My wife moved to the bay area from India with me few months ago. She is an engineer turned designer turned Product Manager. She has more than 3 years of product experience at leading Indian FinTech firms and holds an MBA degree from reputed Indian campus. I was hoping that she won't particularly face difficulty in finding a job here especially with her visa situation all sorted out but it has been a rough ride frankly. She got plenty of interview traction may be due to her unique diverse background but she was mostly considered for senior PM roles and then would get rejected on basis of someone more experienced suitable candidate got chosen over her. I do understand the amount of context switch goes on with product roles moving across the geography but still its a rough position competing with candidates with local experience here. Nonetheless she managed to land an offer this week from a "HR & business compliance & training" start up but her compensation doesn't seem to reflect her experience level. She is going to be making 120k + 5-6k stock options. Based on overall experience we had so far I think we will be moving ahead and tackle the issue of lack of local experience and get back to job market in the background in a bit. Apologize for the long post but really looking for hearing on similar experiences and insights on this situation from product folks.
Product is also a role where 'soft skills' matter and the expectations can vary a lot from domain to domain and market to market. $120K base is low, but not unheard of for a 3 yoe candidate. Has she tried to apply to new grad roles?
Well she applied through networks and they forwarded to open positions, most happened to be senior roles, we had just started to apply for PM-I roles.. and landed this offer.. She still has to follow up on a Google opening she's being considered for but she doesn't want to risk losing an offer in hand and I understand that..
Also apart from 3.5 yoe product experience, she moved out as a senior PM btw, overall she adds up to 6+ yoe
Bruh you’re coming from India, you better be happy with the 120k...
Take the offer. Stay for 1year and then interview in other places. She has zero US experience and education so struggle is normal for all roles except SDE. Only thing that might have eased is if she worked in a big US company form India or had an IIT degree (only degree non Indians might know). Sounds like she has neither.

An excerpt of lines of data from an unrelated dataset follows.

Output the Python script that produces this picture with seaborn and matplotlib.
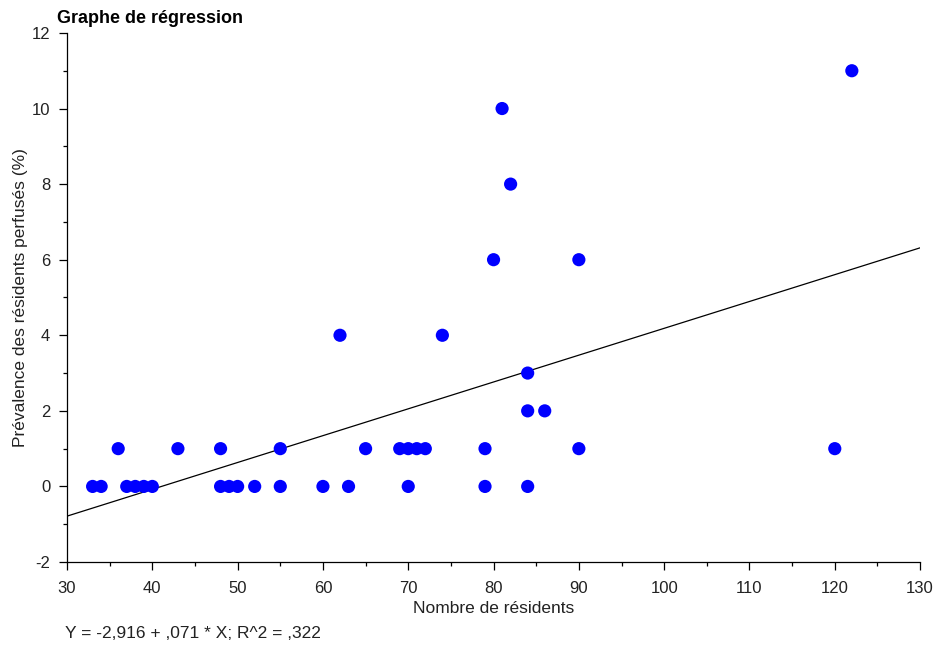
import numpy as np
import pandas as pd
import matplotlib
matplotlib.use("Agg")
import matplotlib.pyplot as plt
from matplotlib.ticker import MultipleLocator
import seaborn as sns

# Nombre de résidents per établissement and prévalence (%) of perfused residents
residents = [33, 34, 37, 38, 39, 40, 48, 49, 50, 52, 55, 60, 63, 70, 79, 84,
             36, 43, 48, 55, 65, 69, 70, 71, 72, 79, 90, 120,
             84, 86, 84, 62, 74, 80, 90, 82, 81, 122]
prevalence = [0, 0, 0, 0, 0, 0, 0, 0, 0, 0, 0, 0, 0, 0, 0, 0,
              1, 1, 1, 1, 1, 1, 1, 1, 1, 1, 1, 1,
              2, 2, 3, 4, 4, 6, 6, 8, 10, 11]

# Fitted regression line: Y = -2,916 + ,071 * X
intercept = -2.916
slope = 0.071
r_squared = 0.322

df = pd.DataFrame({"x": residents, "y": prevalence})
line_x = np.array([30, 130])
line_df = pd.DataFrame({"x": line_x, "y": intercept + slope * line_x})

sns.set_theme(style="white")
plt.rcParams["font.family"] = ["Liberation Sans", "DejaVu Sans"]
plt.rcParams["axes.unicode_minus"] = False

fig = plt.figure(figsize=(9.36, 6.46), dpi=100)
ax = fig.add_axes([0.0716, 0.130, 0.9114, 0.819])

sns.lineplot(data=line_df, x="x", y="y", ax=ax, color="black", linewidth=0.9)
sns.scatterplot(data=df, x="x", y="y", ax=ax, color="#0000ff", s=90,
                edgecolor="none", zorder=3)

ax.set_xlim(30, 130)
ax.set_ylim(-2, 12)
ax.xaxis.set_major_locator(MultipleLocator(10))
ax.xaxis.set_minor_locator(MultipleLocator(5))
ax.yaxis.set_major_locator(MultipleLocator(2))
ax.yaxis.set_minor_locator(MultipleLocator(1))
ax.tick_params(which="major", direction="out", length=6, width=0.9,
               color="black", labelsize=12, labelcolor="#222222",
               left=True, bottom=True, pad=6)
ax.tick_params(axis="x", which="major", pad=8)
ax.tick_params(which="minor", direction="out", length=3, width=0.9,
               color="black", left=True, bottom=True)

for side in ["top", "right"]:
    ax.spines[side].set_visible(False)
for side in ["left", "bottom"]:
    ax.spines[side].set_color("black")
    ax.spines[side].set_linewidth(0.9)

ax.set_xlabel("Nombre de résidents", fontsize=12.5, color="#222222", labelpad=3)
ax.set_ylabel("Prévalence des résidents perfusés (%)", fontsize=12.5,
              color="#222222", labelpad=3)

fig.text(0.061, 0.972, "Graphe de régression", fontsize=13,
         fontweight="bold", ha="left", va="center", color="black")
fig.text(0.069, 0.019, "Y = -2,916 + ,071 * X; R^2 = ,322", fontsize=12.5,
         ha="left", va="center", color="#222222")

fig.savefig("out.png", dpi=100)
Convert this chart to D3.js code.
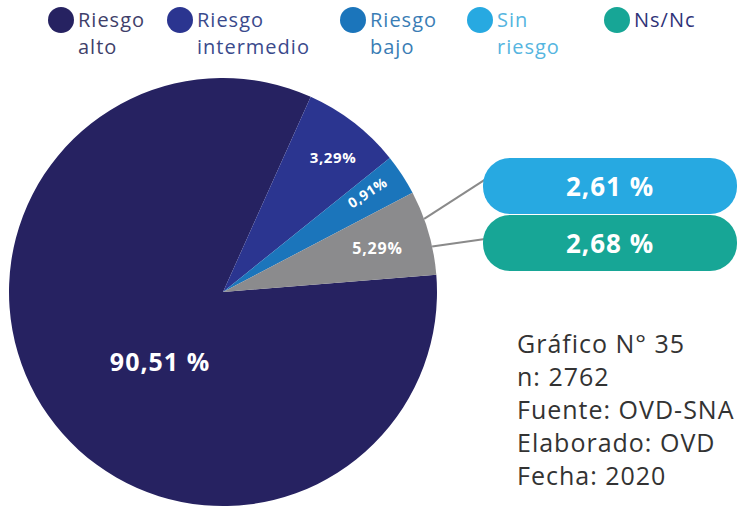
<!DOCTYPE html>
<html>
<head>
<meta charset="utf-8">
<script src="https://cdn.jsdelivr.net/npm/d3@7"></script>
<style>
  body { margin: 0; background: #fff; }
  text { font-family: "Open Sans", Lato, sans-serif; }
</style>
</head>
<body>
<div id="chart"></div>
<script>
// categories and values as printed on the chart
var categories = ["Riesgo alto", "Riesgo intermedio", "Riesgo bajo", "Sin riesgo / Ns/Nc"];
var labels = ["90,51 %", "3,29%", "0,91%", "5,29%"];
var values = [90.51, 3.29, 0.91, 5.29];
// share of the circle each slice takes in the picture (not drawn to scale)
var shares = [83.0, 7.5, 3.1, 6.4];
var sliceColors = ["#262261", "#2b3590", "#1b75bb", "#8b8b8d"];

// legend
var legendNames = [["Riesgo", "alto"], ["Riesgo", "intermedio"], ["Riesgo", "bajo"], ["Sin", "riesgo"], ["Ns/Nc"]];
var legendDots = ["#262261", "#2b3590", "#1b75bb", "#27a9e1", "#17a696"];
var legendText = ["#3f3f6a", "#3a4a8c", "#3a7db5", "#55b5e0", "#2f3378"];

// breakdown of the grey slice
var subLabels = ["2,61 %", "2,68 %"];
var subValues = [2.61, 2.68];
var subColors = ["#27a9e1", "#17a696"];

var notes = ["Gráfico N° 35", "n: 2762", "Fuente: OVD-SNA", "Elaborado: OVD", "Fecha: 2020"];

var svgWidth = 741, svgHeight = 510;
var cx = 223, cy = 292, radius = 214;

var svg = d3.select("#chart").append("svg")
  .attr("width", svgWidth)
  .attr("height", svgHeight);

var deg = Math.PI / 180;
var pie = d3.pie()
  .sort(null)
  .startAngle(85.4 * deg)
  .endAngle(85.4 * deg + 2 * Math.PI);

var slices = pie(shares);
var arc = d3.arc().innerRadius(0).outerRadius(radius);

var pieGroup = svg.append("g")
  .attr("transform", `translate(${cx}, ${cy})`);

pieGroup.selectAll("path")
  .data(slices)
  .enter()
  .append("path")
  .attr("d", arc)
  .attr("fill", (d, i) => sliceColors[i]);

// slice label placement: angle (deg, clockwise from top), radius fraction
var labelPos = [
  { a: 222, r: 0.44, rot: 0, size: 25, ls: 1 },
  { a: 39.4, r: 0.81, rot: 0, size: 15, ls: 0.6 },
  { a: 55.5, r: 0.82, rot: -33, size: 14, ls: 0.6 },
  { a: 74.2, r: 0.75, rot: 0, size: 16, ls: 0.8 }
];

pieGroup.selectAll("text.slice")
  .data(slices)
  .enter()
  .append("text")
  .attr("class", "slice")
  .attr("transform", function(d, i) {
    var a = labelPos[i].a * deg;
    var r = radius * labelPos[i].r;
    var x = Math.sin(a) * r, y = -Math.cos(a) * r;
    return `translate(${x}, ${y}) rotate(${labelPos[i].rot})`;
  })
  .attr("text-anchor", "middle")
  .attr("dy", "0.36em")
  .attr("fill", "#fff")
  .attr("font-weight", "bold")
  .attr("letter-spacing", (d, i) => labelPos[i].ls)
  .attr("font-size", (d, i) => labelPos[i].size + "px")
  .text((d, i) => labels[i]);

// callouts for the grey slice
var grey = slices[3];
var boxX = 483, boxW = 254, boxH = 57, boxTop = 158;
var boxY = d3.scaleBand().domain(subLabels).range([boxTop, boxTop + 2 * boxH]);

subLabels.forEach(function(lab, i) {
  var a = grey.startAngle + (grey.endAngle - grey.startAngle) * (i + 1) / 3;
  var px = cx + Math.sin(a) * radius, py = cy - Math.cos(a) * radius;
  var ty = i === 0 ? boxY(lab) + boxH * 0.38 : boxY(lab) + boxH * 0.42;
  svg.append("line")
    .attr("x1", px).attr("y1", py)
    .attr("x2", boxX + 2).attr("y2", ty)
    .attr("stroke", "#8a8a8a")
    .attr("stroke-width", 2);
});

svg.selectAll("rect.box")
  .data(subLabels)
  .enter()
  .append("rect")
  .attr("class", "box")
  .attr("x", boxX)
  .attr("y", d => boxY(d))
  .attr("width", boxW)
  .attr("height", boxH - 1)
  .attr("rx", 27)
  .attr("fill", (d, i) => subColors[i]);

svg.selectAll("text.box")
  .data(subLabels)
  .enter()
  .append("text")
  .attr("class", "box")
  .attr("x", boxX + boxW / 2)
  .attr("y", d => boxY(d) + boxH / 2)
  .attr("dy", "0.36em")
  .attr("text-anchor", "middle")
  .attr("fill", "#fff")
  .attr("font-weight", "bold")
  .attr("letter-spacing", 1)
  .attr("font-size", "26px")
  .text(d => d);

// legend
var legendX = [61, 180, 353, 480, 617];
var legend = svg.selectAll("g.legend")
  .data(legendNames)
  .enter()
  .append("g")
  .attr("class", "legend")
  .attr("transform", (d, i) => `translate(${legendX[i]}, 20)`);

legend.append("circle")
  .attr("r", 13)
  .attr("fill", (d, i) => legendDots[i]);

legend.each(function(d, i) {
  var t = d3.select(this).append("text")
    .attr("x", 17)
    .attr("y", 7)
    .attr("fill", legendText[i])
    .attr("letter-spacing", 1)
    .attr("font-size", "20px");
  d.forEach(function(line, j) {
    t.append("tspan")
      .attr("x", 17)
      .attr("dy", j === 0 ? 0 : 27)
      .text(line);
  });
});

// notes
svg.selectAll("text.note")
  .data(notes)
  .enter()
  .append("text")
  .attr("class", "note")
  .attr("x", 517)
  .attr("y", (d, i) => 353 + i * 33)
  .attr("fill", "#333")
  .attr("letter-spacing", 1)
  .attr("font-size", "25px")
  .text(d => d);
</script>
</body>
</html>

I think "local experience" is less of a factor than you think. Once she gets pass phone screen, onsite interview for PM is mostly focusing on product insight and problem solving. She should focus on improving how she performs in these interviews. Also, companies are very selective and subjective when it comes to hiring pm. It is possible that she just haven't found the right fit yet.
False. For PM experience matters all the way through since that's more important than a few problem solving questions in an interview. Especially for senior positions.
I said local experience not pm experience. If op's wife is experience building product in India and shines in interview, there is no reason why she would not get an offer
Also unlike engineering, sr. pm have different experience expectation everywhere. At FAANG, most pms do not reach senior even with 10+ yrs of experience.
Exactly.. I am even surprised she landed with a $120k offer with zero US education or experience. Senior PMs in large name brand companies have typically over 15+ yoe. Be happy. Have her work there for a year or so and then go from there. It does become extremely competitive just so you know. I am a Group PM myself speaking from experience.
I mean...you pretty much answered your own question. She is not good enough, at least in the interview loops, to land the senior pm role. So take the low-ball offer and turn that experience into better offers.
I don't really agree with "not good enough" part, if the bar is to have local experience and that is what ir sounds like so far, so really can't do much just find an entry where can and work way up from there. To clarify I'm not really looking for opinions/judgments, we get plenty of that from the job hunt experience so far, but to hear more on similar experiences and learned insights but all are welcome of course.